- Directions
Starting at the first line of the listing below, repeat each line exactly until the line containing "from matplotlib.legend_handler import", which you include. Leave out pictures.

::: Information supplied :::

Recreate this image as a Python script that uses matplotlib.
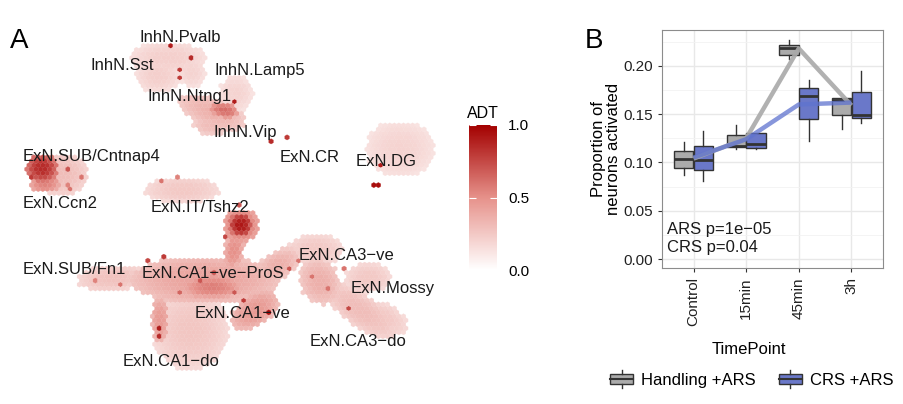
import numpy as np
import matplotlib
matplotlib.use("Agg")
import matplotlib.pyplot as plt
from matplotlib.colors import LinearSegmentedColormap
from matplotlib.patches import Rectangle
from matplotlib.lines import Line2D
from matplotlib.legend_handler import HandlerBase

plt.rcParams["font.family"] = ["Liberation Sans", "DejaVu Sans"]

# ---- panel A: UMAP cluster shapes (umap1, umap2, half-width, half-height, angle, ADT level)
blob_x = [168, 158, 192, 236, 212, 224, 210,
          400, 60, 42, 45, 182, 241, 241, 234, 112,
          205, 212, 278, 190, 160, 255, 190,
          315, 320, 360, 368, 382]
blob_y = [58, 76, 72, 93, 112, 110, 125,
          149, 174, 168, 183, 190, 225, 225, 250, 278,
          280, 287, 265, 330, 320, 310, 360,
          250, 282, 310, 278, 318]
blob_w = [36, 20, 12, 15, 34, 13, 16,
          33, 27, 14, 14, 36, 16, 10, 8, 32,
          72, 28, 22, 36, 7, 25, 18,
          27, 18, 42, 22, 26]
blob_h = [14, 15, 14, 17, 12, 6, 9,
          26, 19, 13, 9, 11, 15, 10, 18, 11,
          22, 10, 12, 38, 22, 14, 10,
          14, 22, 14, 13, 13]
blob_angle = [0, 0, 0, 0, 20, 10, 10,
              0, 0, 0, 0, 0, 0, 0, 10, -5,
              0, 0, -30, 0, 0, -35, 0,
              0, -30, 35, 0, 25]
blob_adt = [0.22, 0.22, 0.20, 0.20, 0.35, 0.62, 0.30,
            0.20, 0.30, 0.85, 0.55, 0.25, 0.62, 0.92, 0.50, 0.28,
            0.42, 0.56, 0.36, 0.26, 0.46, 0.46, 0.20,
            0.25, 0.36, 0.30, 0.25, 0.25]

# single high-ADT cells
dot_x = [170, 192, 182, 180, 233, 273, 285, 382, 373, 379, 158, 158, 162,
         150, 245, 225, 290, 350, 268, 200, 180, 214, 236, 300, 330, 312,
         345, 120, 95, 70, 72, 30, 240, 160, 176, 82, 66]
dot_y = [47, 60, 69, 78, 102, 141, 138, 164, 187, 185, 327, 335, 258,
         260, 300, 238, 270, 310, 312, 283, 290, 272, 292, 262, 290, 276,
         268, 283, 281, 170, 190, 178, 205, 180, 178, 178, 186]
dot_adt = [0.9, 0.85, 0.8, 0.8, 0.9, 0.85, 0.8, 0.9, 0.95, 0.95, 0.9, 0.85, 0.8,
           0.75, 0.8, 0.75, 0.7, 0.75, 0.95, 0.7, 0.65, 0.7, 0.7, 0.6, 0.6, 0.6,
           0.6, 0.6, 0.55, 0.7, 0.6, 0.8, 0.7, 0.6, 0.55, 0.6, 0.55]

clusters = ["InhN.Pvalb", "InhN.Sst", "InhN.Lamp5", "InhN.Ntng1", "InhN.Vip",
            "ExN.SUB/Cntnap4", "ExN.CR", "ExN.DG", "ExN.Ccn2", "ExN.IT/Tshz2",
            "ExN.CA3\u2212ve", "ExN.SUB/Fn1", "ExN.CA1\u2212ve\u2212ProS",
            "ExN.Mossy", "ExN.CA1\u2212ve", "ExN.CA3\u2212do", "ExN.CA1\u2212do"]
label_x = [180, 122, 260, 190, 245, 92, 310, 386, 60, 200,
           347, 74, 213, 393, 243, 358, 171]
label_y = [38, 65, 70, 97, 132, 157, 158, 161, 203, 207,
           256, 269, 273, 289, 313, 342, 361]

# ---- panel B: boxplot stats (whislo, q1, med, q3, whishi)
timepoints = ["Control", "15min", "45min", "3h"]
handling_box = [[0.0866, 0.0945, 0.1038, 0.1117, 0.1209],
                [0.1134, 0.1158, 0.1175, 0.1289, 0.1392],
                [0.2069, 0.2113, 0.2182, 0.2216, 0.2268],
                [0.1350, 0.1495, 0.1650, 0.1667, 0.1667]]
crs_box = [[0.0808, 0.0918, 0.1021, 0.1175, 0.1323],
           [0.1134, 0.1151, 0.1186, 0.1306, 0.1306],
           [0.1227, 0.1454, 0.1684, 0.1770, 0.1856],
           [0.1409, 0.1460, 0.1495, 0.1729, 0.1948]]
handling_mean = [0.104, 0.125, 0.218, 0.159]
crs_mean = [0.105, 0.124, 0.160, 0.162]
groups = ["Handling +ARS", "CRS +ARS"]

GREY = "#ababab"
BLUE = "#6a78c9"
EDGE = "#333333"

W, H = 904, 404
fig = plt.figure(figsize=(W / 100, H / 100), dpi=100)

# ================= panel A =================
axa = fig.add_axes([0, 0, 460 / W, 1])
axa.set_xlim(0, 460)
axa.set_ylim(404, 0)
axa.axis("off")

xs = np.arange(20, 445, 1.5)
ys = np.arange(30, 380, 1.5)
gx, gy = np.meshgrid(xs, ys)
val = np.full(gx.shape, np.nan)
for cx, cy, rw, rh, ang, lvl in zip(blob_x, blob_y, blob_w, blob_h, blob_angle, blob_adt):
    t = np.deg2rad(ang)
    dx, dy = gx - cx, gy - cy
    u = (dx * np.cos(t) + dy * np.sin(t)) / rw
    v = (-dx * np.sin(t) + dy * np.cos(t)) / rh
    d2 = u * u + v * v
    shade = lvl * (1 - 0.35 * d2)
    val = np.where(d2 <= 1, np.fmax(val, shade), val)
keep = ~np.isnan(val)
px = np.concatenate([gx[keep], dot_x])
py = np.concatenate([gy[keep], dot_y])
pc = np.concatenate([val[keep], dot_adt])

cmap = LinearSegmentedColormap.from_list(
    "adt", [(0, "#ffffff"), (0.5, "#e6918a"), (1, "#a30000")])
hb = axa.hexbin(px, py, C=pc, gridsize=(92, 44), extent=(20, 440, 30, 380),
                reduce_C_function=np.max, cmap=cmap, vmin=0, vmax=1,
                linewidths=0.2, edgecolors="face")

for name, lx, ly in zip(clusters, label_x, label_y):
    axa.text(lx, ly, name, fontsize=12, color="#1a1a1a", ha="center", va="center")

fig.text(10 / W, 1 - 41 / H, "A", fontsize=20, va="center", ha="left")

cax = fig.add_axes([469 / W, 1 - 270 / H, 28 / W, 145 / H])
cb = fig.colorbar(hb, cax=cax, ticks=[0, 0.5, 1])
cb.outline.set_visible(False)
cb.ax.set_yticklabels(["0.0", "0.5", "1.0"])
cb.ax.tick_params(direction="in", length=5, color="white", labelsize=11,
                  right=True, left=True, pad=8)
cb.ax.set_title("ADT", fontsize=11.5, pad=5)

# ================= panel B =================
axb = fig.add_axes([662 / W, 1 - 268 / H, 221 / W, 238 / H])
axb.set_xlim(0.4, 4.6)
axb.set_ylim(-0.0093, 0.2371)
axb.set_yticks([0, 0.05, 0.10, 0.15, 0.20])
axb.set_yticklabels(["0.00", "0.05", "0.10", "0.15", "0.20"])
axb.set_yticks([0.025, 0.075, 0.125, 0.175, 0.225], minor=True)
axb.set_xticks([1, 2, 3, 4])
axb.set_xticklabels(timepoints, rotation=90)
axb.grid(True, which="major", color="#e8e8e8", lw=1.0)
axb.grid(True, which="minor", axis="y", color="#f2f2f2", lw=0.6)
axb.set_axisbelow(True)
axb.tick_params(which="minor", length=0)
axb.tick_params(which="major", length=3, color="#333333", labelsize=11,
                labelcolor="#222222")
for s in axb.spines.values():
    s.set_color("#8c8c8c")
    s.set_linewidth(0.8)


def to_stats(rows):
    return [dict(whislo=r[0], q1=r[1], med=r[2], q3=r[3], whishi=r[4]) for r in rows]


pos = np.arange(1, 5)
for rows, off, col in [(handling_box, -0.1875, GREY), (crs_box, 0.1875, BLUE)]:
    axb.bxp(to_stats(rows), positions=pos + off, widths=0.37, patch_artist=True,
            showfliers=False, showcaps=False, manage_ticks=False,
            boxprops=dict(facecolor=col, edgecolor=EDGE, lw=1.0),
            medianprops=dict(color=EDGE, lw=2.0),
            whiskerprops=dict(color=EDGE, lw=1.0))

axb.plot(pos, handling_mean, color="#a9a9a9", lw=3.2, alpha=0.9, solid_capstyle="butt", zorder=5)
axb.plot(pos, crs_mean, color="#5f73cf", lw=3.2, alpha=0.75, solid_capstyle="butt", zorder=6)

axb.text(0.022, 0.125, "ARS p=1e\u221205\nCRS p=0.04", transform=axb.transAxes,
         fontsize=12, va="center", ha="left", color="#1a1a1a", linespacing=1.25)

fig.text(606 / W, 1 - 149 / H, "Proportion of\nneurons activated", rotation=90,
         fontsize=12, ha="center", va="center", linespacing=0.95)
fig.text(749 / W, 1 - 349 / H, "TimePoint", fontsize=12, ha="center", va="center")
fig.text(585 / W, 1 - 41 / H, "B", fontsize=20, va="center", ha="left")


class BoxKey(HandlerBase):
    def create_artists(self, legend, orig, xd, yd, w, h, fontsize, trans):
        x0, y0 = -xd, -yd
        fc = orig.get_facecolor()
        box = Rectangle((x0, y0 + 0.2 * h), w, 0.6 * h, facecolor=fc,
                        edgecolor=EDGE, lw=1.0, transform=trans)
        med = Line2D([x0, x0 + w], [y0 + 0.5 * h] * 2, color=EDGE, lw=1.5, transform=trans)
        wt = Line2D([x0 + w / 2] * 2, [y0 + 0.8 * h, y0 + h], color=EDGE, lw=1.0, transform=trans)
        wb = Line2D([x0 + w / 2] * 2, [y0, y0 + 0.2 * h], color=EDGE, lw=1.0, transform=trans)
        return [box, med, wt, wb]


handles = [Rectangle((0, 0), 1, 1, facecolor=GREY), Rectangle((0, 0), 1, 1, facecolor=BLUE)]
fig.legend(handles, groups, handler_map={Rectangle: BoxKey()}, loc="center",
           bbox_to_anchor=(752 / W, 1 - 379 / H), ncol=2, frameon=False,
           fontsize=12, handlelength=1.35, handleheight=1.2, handletextpad=0.5,
           columnspacing=1.4)

fig.savefig("out.png", dpi=100)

:::

- Written answer
Recreate this image as a Python script that uses matplotlib.
import numpy as np
import matplotlib
matplotlib.use("Agg")
import matplotlib.pyplot as plt
from matplotlib.colors import LinearSegmentedColormap
from matplotlib.patches import Rectangle
from matplotlib.lines import Line2D
from matplotlib.legend_handler import HandlerBase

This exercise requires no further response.